▸ **WHAT THE TASK ASKS**: Below are the records. Retype, exactly, the lines from the first through the line with "50.4, 48.4, 45.4]", and leave out the pictures.

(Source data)
_ _ _ _ _ _ _

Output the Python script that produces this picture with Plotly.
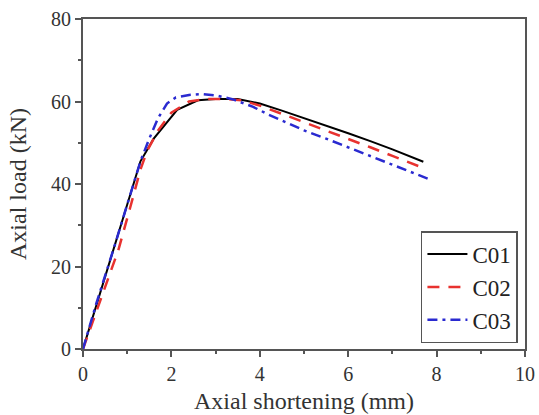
import plotly.graph_objects as go

# Data
c01_x = [0, 0.3, 0.7, 1.0, 1.3, 1.6, 1.9, 2.13, 2.6, 3.0, 3.5, 4.0, 4.5, 5.0, 5.5, 6.0, 6.5, 7.0, 7.7]
c01_y = [0, 10.5, 24.5, 35, 45.5, 51, 55, 58, 60.3, 60.6, 60.6, 59.5, 57.8, 56, 54.2, 52.3, 50.4, 48.4, 45.4]

c02_x = [0, 0.4, 0.8, 1.06, 1.3, 1.45, 1.7, 2.0, 2.4, 2.8, 3.2, 3.6, 4.0, 4.5, 5.0, 5.5, 6.0, 6.5, 7.0, 7.6]
c02_y = [0, 12, 24, 34, 43.5, 48, 53, 57.3, 60, 60.6, 60.6, 60.3, 59, 57, 55, 53, 51, 48.9, 46.8, 44.3]

c03_x = [0, 0.3, 0.7, 1.0, 1.3, 1.5, 1.7, 1.9, 2.1, 2.4, 2.7, 3.0, 3.4, 3.85, 4.2, 4.6, 5.0, 5.5, 6.0, 6.5, 7.0, 7.5, 7.8]
c03_y = [0, 11, 24.5, 35, 45.5, 51, 56, 59.5, 61, 61.6, 61.8, 61.5, 60.5, 58.7, 56.8, 54.9, 53, 51, 48.9, 46.8, 44.7, 42.6, 41.3]

x_ticks = [0, 2, 4, 6, 8, 10]
y_ticks = [0, 20, 40, 60, 80]

FONT = "Liberation Serif, Times New Roman, serif"
AX = "#555555"

fig = go.Figure()
fig.add_trace(go.Scatter(x=c01_x, y=c01_y, mode="lines", name="C01",
                         line=dict(color="black", width=2)))
fig.add_trace(go.Scatter(x=c02_x, y=c02_y, mode="lines", name="C02",
                         line=dict(color="#e8322f", width=2.5, dash="12px,9px")))
fig.add_trace(go.Scatter(x=c03_x, y=c03_y, mode="lines", name="C03",
                         line=dict(color="#2a2ad0", width=2.5, dash="10px,5px,3px,5px")))

axis_common = dict(
    showline=True, linecolor=AX, linewidth=2, mirror=True,
    ticks="outside", ticklen=6, tickwidth=2, tickcolor=AX,
    showgrid=False, zeroline=False, automargin=False,
    tickfont=dict(family=FONT, size=20, color="#333333"),
)

fig.update_xaxes(range=[0, 10], tickvals=x_ticks, ticktext=[str(v) for v in x_ticks],
                 minor=dict(ticks="outside", ticklen=3, tickwidth=2, tickcolor=AX, dtick=1),
                 title=dict(text="Axial shortening (mm)", font=dict(family=FONT, size=24, color="#333333"),
                            standoff=8),
                 **axis_common)
fig.update_yaxes(range=[0, 80], tickvals=y_ticks, ticktext=[str(v) for v in y_ticks],
                 minor=dict(ticks="outside", ticklen=3, tickwidth=2, tickcolor=AX, dtick=10, tick0=0),
                 title=dict(text="Axial load (kN)", font=dict(family=FONT, size=24, color="#333333"),
                            standoff=18),
                 **axis_common)

fig.update_layout(
    width=539, height=415,
    margin=dict(l=83, r=14, t=19, b=66, autoexpand=False),
    font=dict(family=FONT, color="#333333"),
    paper_bgcolor="white", plot_bgcolor="white",
    showlegend=True,
    legend=dict(x=0.984, y=0.018, xanchor="right", yanchor="bottom",
                bordercolor=AX, borderwidth=1.5, bgcolor="white",
                font=dict(family=FONT, size=23, color="#222222"),
                tracegroupgap=0, itemwidth=40),
)

fig.write_html("out.html")
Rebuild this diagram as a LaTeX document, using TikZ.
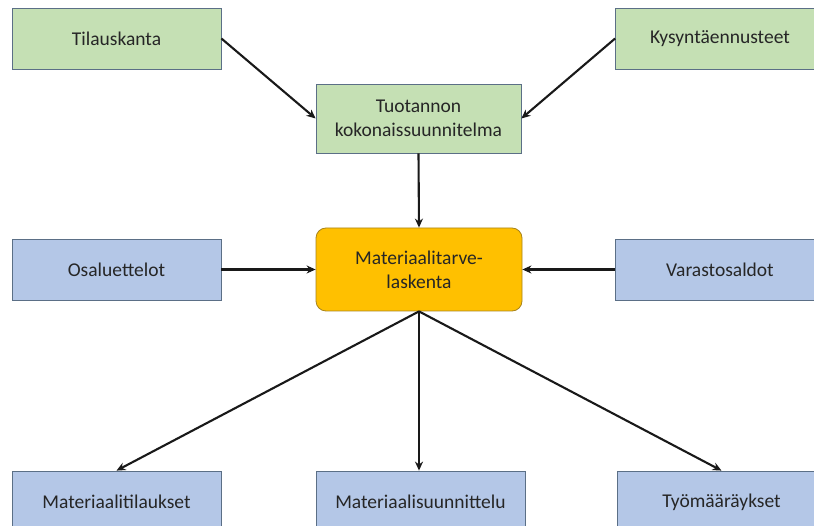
\documentclass[tikz,border=0pt]{standalone}
\usepackage{fontspec}
\setmainfont{Carlito}
\usetikzlibrary{arrows.meta}
\definecolor{gfill}{HTML}{C5E0B4}
\definecolor{bfill}{HTML}{B4C7E7}
\definecolor{ofill}{HTML}{FFC000}
\definecolor{bdr}{HTML}{5B6F86}
\definecolor{obdr}{HTML}{A8841A}
\definecolor{txt}{HTML}{262626}
\tikzset{
  box/.style={draw=bdr, line width=0.8pt, rectangle, minimum width=209pt, minimum height=61pt,
    align=center, text=txt, font=\fontsize{19.5}{24}\selectfont, inner sep=0pt},
  gbox/.style={box, fill=gfill},
  bbox/.style={box, fill=bfill},
  obox/.style={box, fill=ofill, draw=obdr, rounded corners=10pt, minimum width=206pt, minimum height=83pt},
  conn/.style={line width=2.1pt, -{Stealth[length=9pt,width=8pt]}, black!90}
}
\begin{document}
\begin{tikzpicture}[x=1pt,y=-1pt]
\useasboundingbox (0,0) rectangle (814,526);
\clip (0,0) rectangle (814,526);
\fill[white] (0,0) rectangle (814,526);
\node[gbox] (til) at (116.5,38.5) {Tilauskanta};
\node[gbox] (kys) at (720,38.5) {Kysyntäennusteet};
\node[gbox, minimum width=205pt, minimum height=69pt] (tuo) at (418.5,118.5) {Tuotannon\\kokonaissuunnitelma};
\node[obox] (mat) at (419,269.5) {Materiaalitarve-\\laskenta};
\node[bbox] (osa) at (116.5,269.5) {Osaluettelot};
\node[bbox] (var) at (720,269.5) {Varastosaldot};
\node[bbox, minimum height=62pt] (mti) at (116.5,502) {Materiaalitilaukset};
\node[bbox, minimum height=62pt] (msu) at (420.5,502) {Materiaalisuunnittelu};
\node[bbox, minimum height=62pt] (tyo) at (721.5,502) {Työmääräykset};
\draw[conn] (til.east) -- (tuo.west);
\draw[conn] (kys.west) -- (tuo.east);
\draw[conn] (tuo.south) -- (mat.north);
\draw[conn] (osa.east) -- (mat.west);
\draw[conn] (var.west) -- (mat.east);
\draw[conn] (mat.south) -- (mti.north);
\draw[conn] (mat.south) -- (msu.north -| mat.south);
\draw[conn] (mat.south) -- (tyo.north);
\end{tikzpicture}
\end{document}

_ _ _ _ _ _ _

▸ **RESULT**:
Output the Python script that produces this picture with Plotly.
import plotly.graph_objects as go

# Data
c01_x = [0, 0.3, 0.7, 1.0, 1.3, 1.6, 1.9, 2.13, 2.6, 3.0, 3.5, 4.0, 4.5, 5.0, 5.5, 6.0, 6.5, 7.0, 7.7]
c01_y = [0, 10.5, 24.5, 35, 45.5, 51, 55, 58, 60.3, 60.6, 60.6, 59.5, 57.8, 56, 54.2, 52.3, 50.4, 48.4, 45.4]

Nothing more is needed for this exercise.